Positive developments of the time
In the middle of October 1998 the stalled Indo-Pak talks resumed with little hope for any breakthrough in view of the recent tough stand by both the countries on Kashmir. It was held in Islamabad in view of the agreement between Prime Ministers of the two countries during their meeting in NewYork where they reaffirmed their common belief that an environment of durable peace and security was in the supreme interest of both India and Pakistan and of the region as a whole. Despite disagreements there was an agreement of discussing Jammu and Kashmir as part of a composite dialogue between the two countries and to move towards a solution which would be in the mutual interest. In the meeting the two side proposed each other the Confidence Building Measures (CBMs) relating to conventional and nuclear warfare, it however did not satisfy Shamshad Ahmed, the Foreign Secretary of Pakistan, who held the view that without any forward movement on the Kashmir issue, he said, ‘working for settling other peripheral issues would amount to nothing more than papering over the cracks’. The joint statement issued on the occasion also included the problem of Jammu and Kashmir and said that the two sides reiterated their respective positions. Pakistan’s attitude was that it had a territorial right over Kashmir and that if the persistent use of force or sponsored terrorism does not help it realise its claim, then international brokering certainly would. But India believed that neither sponsored subversion nor external pressure can force it to move on the question of Kashmir. The Indian belief is that the sovereignty and the legality of Jammu and Kashmir is not going to change. However, Pakistan continued to urge India to abandon its negative approach on the Kashmir issue and enter into a substantive and result-oriented dialogue.

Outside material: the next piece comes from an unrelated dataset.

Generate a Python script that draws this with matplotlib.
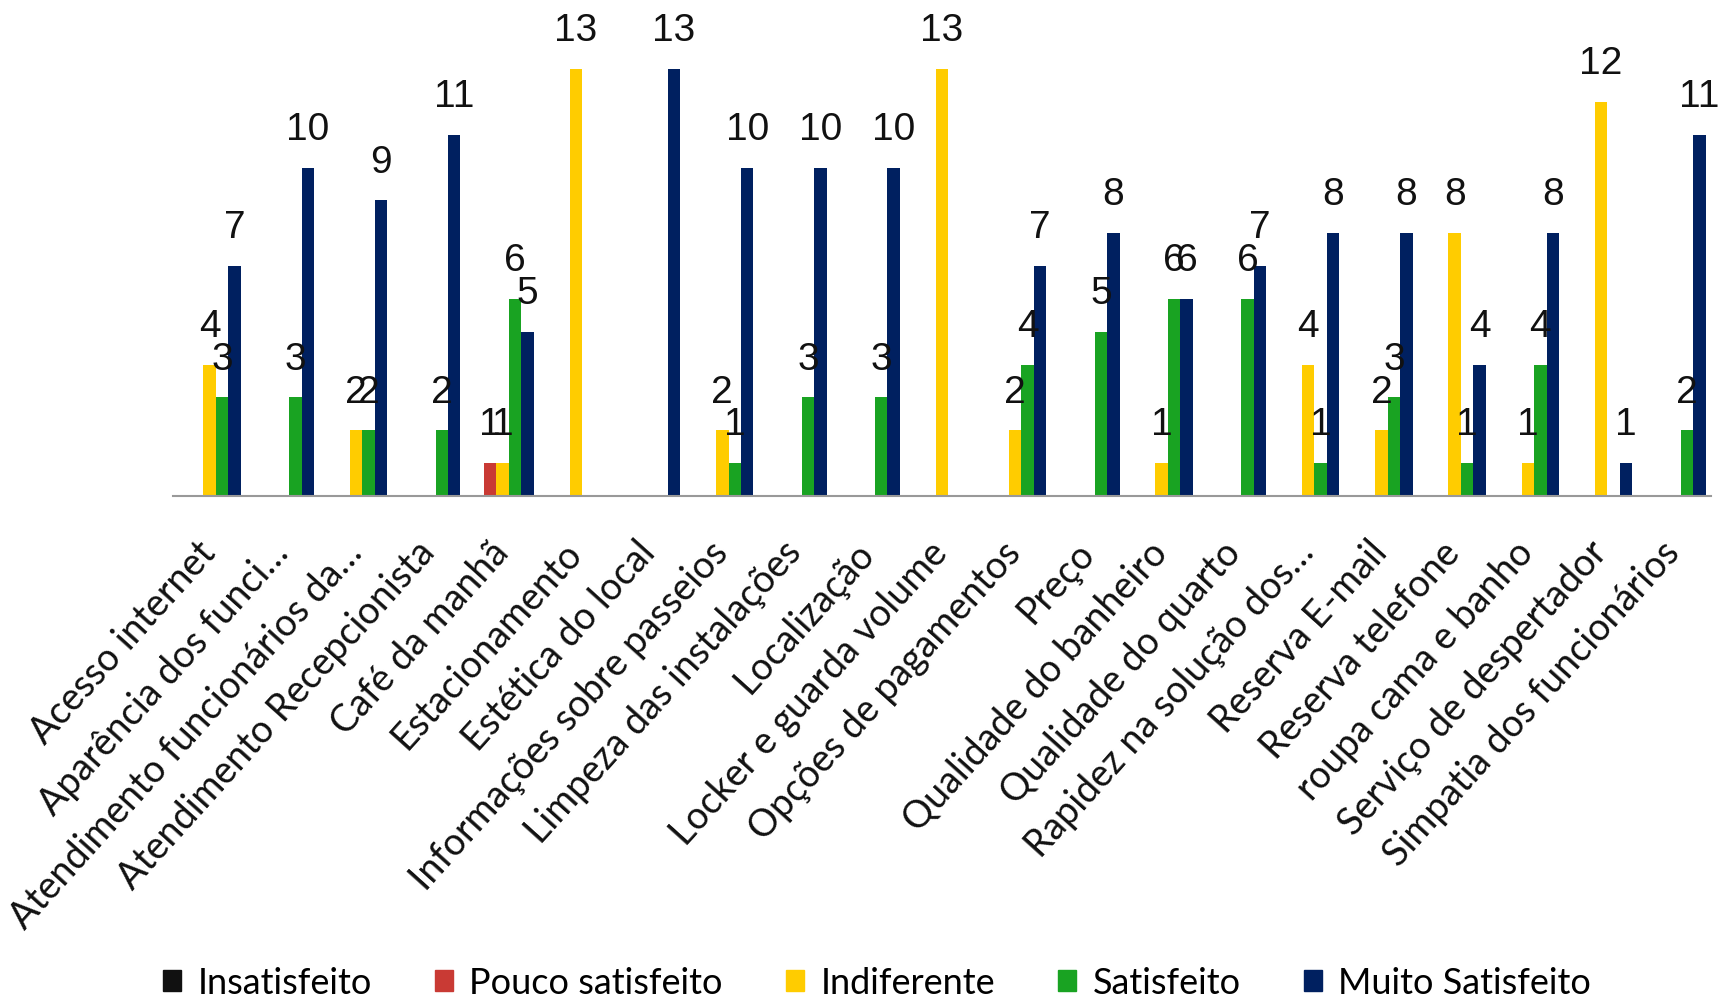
import numpy as np
import matplotlib
matplotlib.use("Agg")
import matplotlib.pyplot as plt
import matplotlib.transforms as mtransforms
from matplotlib.patches import Patch


categories = ["Acesso internet", "Aparência dos funci…", "Atendimento funcionários da…",
              "Atendimento Recepcionista", "Café da manhã", "Estacionamento",
              "Estética do local", "Informações sobre passeios", "Limpeza das instalações",
              "Localização", "Locker e guarda volume", "Opções de pagamentos", "Preço",
              "Qualidade do banheiro", "Qualidade do quarto", "Rapidez na solução dos…",
              "Reserva E-mail", "Reserva telefone", "roupa cama e banho",
              "Serviço de despertador", "Simpatia dos funcionários"]

insatisfeito = [0, 0, 0, 0, 0, 0, 0, 0, 0, 0, 0, 0, 0, 0, 0, 0, 0, 0, 0, 0, 0]
pouco_satisfeito = [0, 0, 0, 0, 1, 0, 0, 0, 0, 0, 0, 0, 0, 0, 0, 0, 0, 0, 0, 0, 0]
indiferente = [4, 0, 2, 0, 1, 13, 0, 2, 0, 0, 13, 2, 0, 1, 0, 4, 2, 8, 1, 12, 0]
satisfeito = [3, 3, 2, 2, 6, 0, 0, 1, 3, 3, 0, 4, 5, 6, 6, 1, 3, 1, 4, 0, 2]
muito_satisfeito = [7, 10, 9, 11, 5, 0, 13, 10, 10, 10, 0, 7, 8, 6, 7, 8, 8, 4, 8, 1, 11]

series_names = ["Insatisfeito", "Pouco satisfeito", "Indiferente", "Satisfeito", "Muito Satisfeito"]
series_vals = [insatisfeito, pouco_satisfeito, indiferente, satisfeito, muito_satisfeito]
colors = ["#111111", "#C93A34", "#FFCC00", "#19A322", "#002060"]

fig = plt.figure(figsize=(17.2, 10), dpi=100)
ax = fig.add_axes([173 / 1720, 0.504, (1711 - 173) / 1720, 0.427])

x = np.arange(len(categories))
w = 0.17
for k in range(5):
    pos = x + (k - 2) * w
    ax.bar(pos, series_vals[k], w, color=colors[k], label=series_names[k])
    for p, v in zip(pos, series_vals[k]):
        if v > 0:
            ax.annotate(str(v), (p, v), xytext=(0, 20), textcoords="offset points",
                        ha="center", va="baseline", fontsize=28,
                        family="Liberation Sans", color="#111111",
                        annotation_clip=False)

ax.set_xlim(-0.5, len(categories) - 0.5)
ax.set_ylim(0, 13)
for s in ["top", "left", "right"]:
    ax.spines[s].set_visible(False)
ax.spines["bottom"].set_color("#999999")
ax.spines["bottom"].set_linewidth(1.5)
ax.set_yticks([])
ax.set_xticks(x)
ax.set_xticklabels(categories, rotation=48, ha="right", va="top",
                   rotation_mode="anchor", fontsize=27, family="Lato", color="#111111")
ax.tick_params(axis="x", length=0, pad=28)
# labels sit a bit left of the group centre
shift = mtransforms.ScaledTranslation(-14 / 100, 0, fig.dpi_scale_trans)
for lbl in ax.get_xticklabels():
    lbl.set_transform(lbl.get_transform() + shift)

handles = [Patch(color=c) for c in colors]
fig.legend(handles, series_names, loc="center", bbox_to_anchor=(0.51, 0.017), ncol=5,
           frameon=False, prop={"family": "Lato", "size": 26},
           handlelength=0.5, handleheight=0.5, handletextpad=0.45, columnspacing=1.75)

fig.savefig("out.png", dpi=100)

Relations between India and Pakistan improved in February 1999 when in the background of the meeting of two Prime Ministers in September 1998 in NewYork, Atal Bihari Vajpayee arrived Lahore on the inaugural Delhi-Lahore bus service. Vajpayee’s visit created a nation-wide euphoria and expected to dawn a new era in South Asia. It was an atmosphere of friendship and reconciliation and the hope was natural that once both countries, now nuclear weapon states decide to live as equal sovereign states in a mutually beneficial economic and security framework there are endless possibilities of progress for both. Even before the visit Nawaz Sharif had urged India to go beyond stated position on contentious issues facing the two countries. Pakistan had made it clear that there can be no normalization of relations with India unless the Kashmir issue is first resolved in accordance with Pakistan’s wishes.